Best practice 7: standardize globally, localize deliberately
Global logistics organizations often struggle with the tension between enterprise standardization and local operational realities. A mature onboarding strategy does not allow every site to define its own process language, but it also does not ignore regional compliance, labor models, carrier ecosystems, or facility constraints. The goal is controlled localization within a governed enterprise template.
For example, a company rolling out cloud ERP across North America, Europe, and Asia may standardize inventory status definitions, shipment milestone rules, and financial posting controls. However, training examples, language support, local tax handling, and carrier exception scenarios may need regional adaptation. Governance should clearly distinguish between non-negotiable process standards and approved local variations. This protects business process harmonization while improving adoption credibility.

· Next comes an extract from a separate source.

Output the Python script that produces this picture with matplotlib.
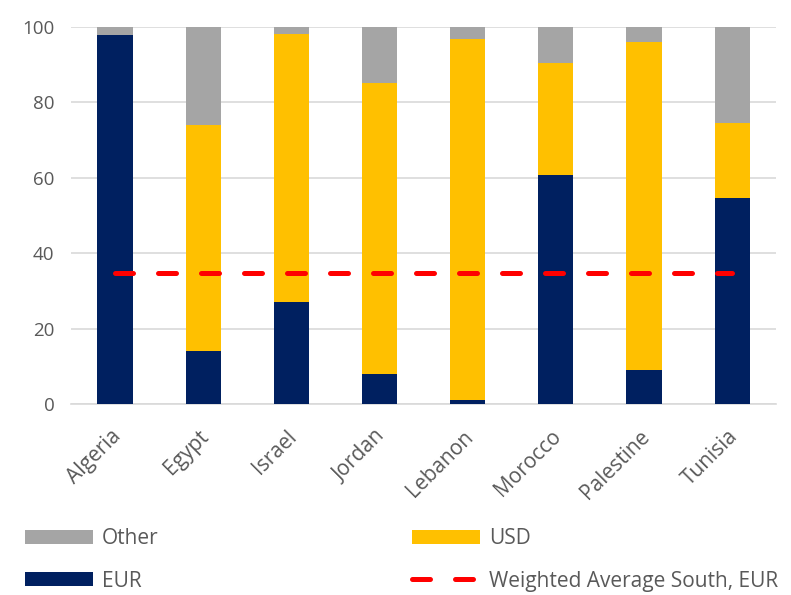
import matplotlib.pyplot as plt
import matplotlib.transforms as mtransforms
import numpy as np

plt.rcParams['font.family'] = ['Open Sans', 'DejaVu Sans']

countries = ['Algeria', 'Egypt', 'Israel', 'Jordan', 'Lebanon', 'Morocco', 'Palestine', 'Tunisia']
eur = [98.0, 14.0, 27.0, 8.0, 1.0, 60.7, 9.0, 54.6]
usd = [0.0, 60.0, 71.1, 77.1, 95.9, 29.7, 86.9, 19.9]
other = [2.0, 26.0, 1.9, 14.9, 3.1, 9.6, 4.1, 25.5]
weighted_avg_eur = 34.7

# couleurs
c_eur = '#002060'
c_usd = '#FFC000'
c_other = '#A5A5A5'
c_text = '#595959'

fig = plt.figure(figsize=(7.91, 5.95), dpi=100)
ax = fig.add_axes([0.0898, 0.321, 0.8915, 0.6336])

x = np.arange(len(countries))
eur = np.array(eur)
usd = np.array(usd)
other = np.array(other)

b_eur = ax.bar(x, eur, width=0.4, color=c_eur, zorder=3)
b_usd = ax.bar(x, usd, width=0.4, bottom=eur, color=c_usd, zorder=3)
b_oth = ax.bar(x, other, width=0.4, bottom=eur + usd, color=c_other, zorder=3)

line, = ax.plot(x, [weighted_avg_eur] * len(x), color='#FF0000', lw=3.6,
                linestyle=(0, (3.6, 5.0)), dash_capstyle='round', zorder=4)

ax.set_xlim(-0.5, len(countries) - 0.5)
ax.set_ylim(0, 100)
ax.set_yticks(range(0, 101, 20))
ax.yaxis.grid(True, color='#D9D9D9', lw=1.2, zorder=0)
ax.set_axisbelow(True)

for s in ['top', 'right', 'left']:
    ax.spines[s].set_visible(False)
ax.spines['bottom'].set_color('#D9D9D9')
ax.spines['bottom'].set_linewidth(1.2)

ax.tick_params(axis='both', length=0, colors=c_text)
ax.tick_params(axis='y', pad=12, labelsize=13.5)
ax.tick_params(axis='x', pad=16, labelsize=15)
ax.set_xticks(x)
ax.set_xticklabels(countries, rotation=45, ha='right', rotation_mode='anchor')
shift = mtransforms.ScaledTranslation(-0.05, 0, fig.dpi_scale_trans)
for lab in ax.get_xticklabels():
    lab.set_transform(lab.get_transform() + shift)

fig.legend([b_oth, b_eur, b_usd, line],
           ['Other', 'EUR', 'USD', 'Weighted Average South, EUR'],
           ncol=2, loc='upper left', bbox_to_anchor=(0.031, 0.1126),
           frameon=False, fontsize=15, labelcolor=c_text,
           handlelength=3.27, handleheight=0.67, handletextpad=0.43,
           labelspacing=1.04, columnspacing=12.17, borderaxespad=0, borderpad=0)

plt.savefig('out.png', dpi=100)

Executive recommendations for logistics ERP onboarding and modernization
Executives should treat onboarding as a core lever of transformation value realization, not a downstream support function. The most successful programs fund it early, govern it formally, and connect it directly to operational readiness, risk management, and service continuity. This is particularly important when ERP deployment is part of a broader modernization agenda involving warehouse automation, transportation visibility, analytics, or shared services redesign.
For CIOs and COOs, the practical priorities are straightforward: define enterprise workflow standards before training design begins, assign business ownership for role readiness, require cross-functional simulations before cutover approval, and monitor adoption through operational metrics after go-live. For PMOs, the mandate is to integrate onboarding into deployment orchestration, issue management, and wave governance. For operations leaders, the focus should be supervisor capability, exception readiness, and disciplined reinforcement on the floor.
When these elements are aligned, logistics ERP onboarding becomes a scalable organizational enablement system. It supports cloud migration governance, reduces implementation risk, strengthens workflow consistency, and improves operational resilience across the network. More importantly, it helps the enterprise move from system deployment to connected operations, where every role understands not only its tasks, but its contribution to a standardized, observable, and modern logistics operating model.